When users exchange data with Unmanned Aerial
Vehicles - (UAVs) over Air-to-Ground - (A2G) wireless commu-
nication networks, they expose the link to attacks that could
increase packet loss and might disrupt connectivity. For example,
in emergency deliveries, losing control information (i.e., data
related to the UAV control communication) might result in
accidents that cause UAV destruction and damage to buildings
or other elements. To prevent these problems, these issues must
be addressed in 5G and 6G scenarios. This research offers a
Deep Learning (DL) approach for detecting attacks on UAVs
equipped with Orthogonal Frequency Division Multiplexing -
(OFDM) receivers on Clustered Delay Line (CDL) channels
in highly complex scenarios involving authenticated terrestrial
users, as well as attackers in unknown locations.
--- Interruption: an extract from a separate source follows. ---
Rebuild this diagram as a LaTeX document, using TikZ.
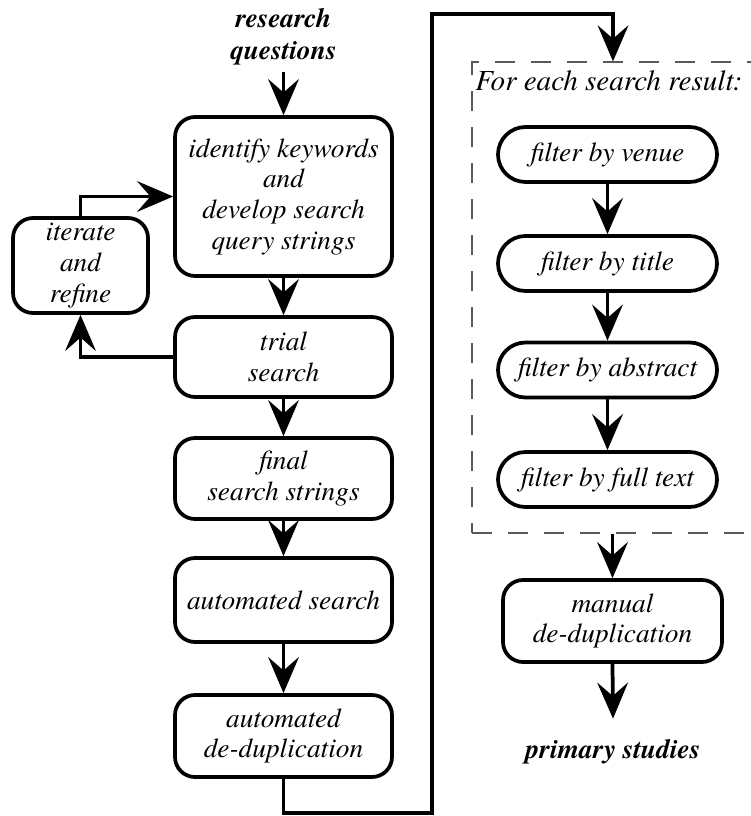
\documentclass[tikz,border=0pt]{standalone}
\usepackage{fontspec}
\setmainfont{TeX Gyre Termes}
\usetikzlibrary{arrows.meta,shapes.misc}

\begin{document}
\begin{tikzpicture}[x=0.75pt,y=-0.75pt,
  every node/.style={font=\fontsize{20.5pt}{23pt}\selectfont\itshape, align=center},
  stepbox/.style={draw, line width=2.8pt, rectangle, rounded corners=15pt, inner sep=0pt},
  pill/.style={draw, line width=2.8pt, rounded rectangle, minimum width=164.25pt,
    minimum height=41.25pt, inner sep=0pt},
  terminal/.style={font=\fontsize{20.5pt}{24pt}\selectfont\bfseries\itshape},
  flow/.style={line width=2.8pt, -{Stealth[length=27pt,width=23pt,inset=10pt]}},
  group/.style={draw=black!65, line width=0.9pt, dash pattern=on 15pt off 12pt,
    rectangle, inner sep=0pt}
]
\useasboundingbox (0,0) rectangle (750,816);

% input
\node[terminal, inner ysep=5pt] (rq) at (283.5,37) {research\\questions};

% main search pipeline
\node[stepbox, minimum width=162.75pt, minimum height=119.25pt] (kw) at (283.5,196.5)
  {identify keywords\\and\\develop search\\query strings};
\node[stepbox, minimum width=101.25pt, minimum height=71.25pt] (ir) at (80.5,265.5)
  {iterate\\and\\refine};
\node[stepbox, minimum width=162.75pt, minimum height=60pt] (ts) at (283.5,357)
  {trial\\search};
\node[stepbox, minimum width=162.75pt, minimum height=60.75pt] (fs) at (283.5,478.5)
  {final\\search strings};
\node[stepbox, minimum width=162.75pt, minimum height=63pt] (as) at (283.5,600)
  {automated search};
\node[stepbox, minimum width=162.75pt, minimum height=61.5pt] (ad) at (283.5,736)
  {automated\\de-duplication};

% per-result filtering
\node[group, minimum width=217.5pt, minimum height=353.25pt] (loop) at (617,297.5) {};
\node[anchor=west, inner sep=0pt, font=\fontsize{21.8pt}{24pt}\selectfont\itshape]
  (lab) at (475,81) {For each search result:};
\node[pill] (fv) at (607.5,154.5) {filter by venue};
\node[pill] (ft) at (607.5,263.5) {filter by title};
\node[pill] (fa) at (607.5,370) {filter by abstract};
\node[pill] (ff) at (607.5,479.5) {filter by full text};

\node[stepbox, minimum width=164.25pt, minimum height=61.5pt] (man) at (612.5,621)
  {manual\\de-duplication};
\node[terminal, anchor=base, inner ysep=15pt] (ps) at (613,758) {primary studies};

% route from the automated branch to the filtering block
\coordinate (c1) at (432,813);
\coordinate (c2) at (432,14);
\coordinate (c3) at (613,14);

% connectors
\draw[flow] (rq.south) -- (kw.north);
\draw[flow] (kw.south) -- (ts.north);
\draw[flow] (ts.west) -| (ir.south);
\draw[flow] (ir.north) |- (kw.west);
\draw[flow] (ts.south) -- (fs.north);
\draw[flow] (fs.south) -- (as.north);
\draw[flow] (as.south) -- (ad.north);
\draw[flow] (ad.south) |- (c1) -- (c2) -- (c3) -- (c3 |- loop.north);
\draw[flow] (fv.south) -- (ft.north);
\draw[flow] (ft.south) -- (fa.north);
\draw[flow] (fa.south) -- (ff.north);
\draw[flow] (man.north |- loop.south) -- (man.north);
\draw[flow] (man.south) -- (ps.north);
\end{tikzpicture}
\end{document}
We use the
two observable parameters available in 5G UAV connections:
the Received Signal Strength Indicator (RSSI) and the Signal to
Interference plus Noise Ratio (SINR). The developed algorithm
is generalizable regarding attack identification, which does not
occur during training. Further, it can identify all the attackers in
the environment with 20 terrestrial users. A deeper investigation
into the timing requirements for recognizing attacks shows that
after training, the minimum time necessary after the attack
begins is 100 ms, and the minimum attack power is 2 dBm, which
is the same power that the authenticated UAV uses. The developed
algorithm also detects moving attackers from a distance of 500m.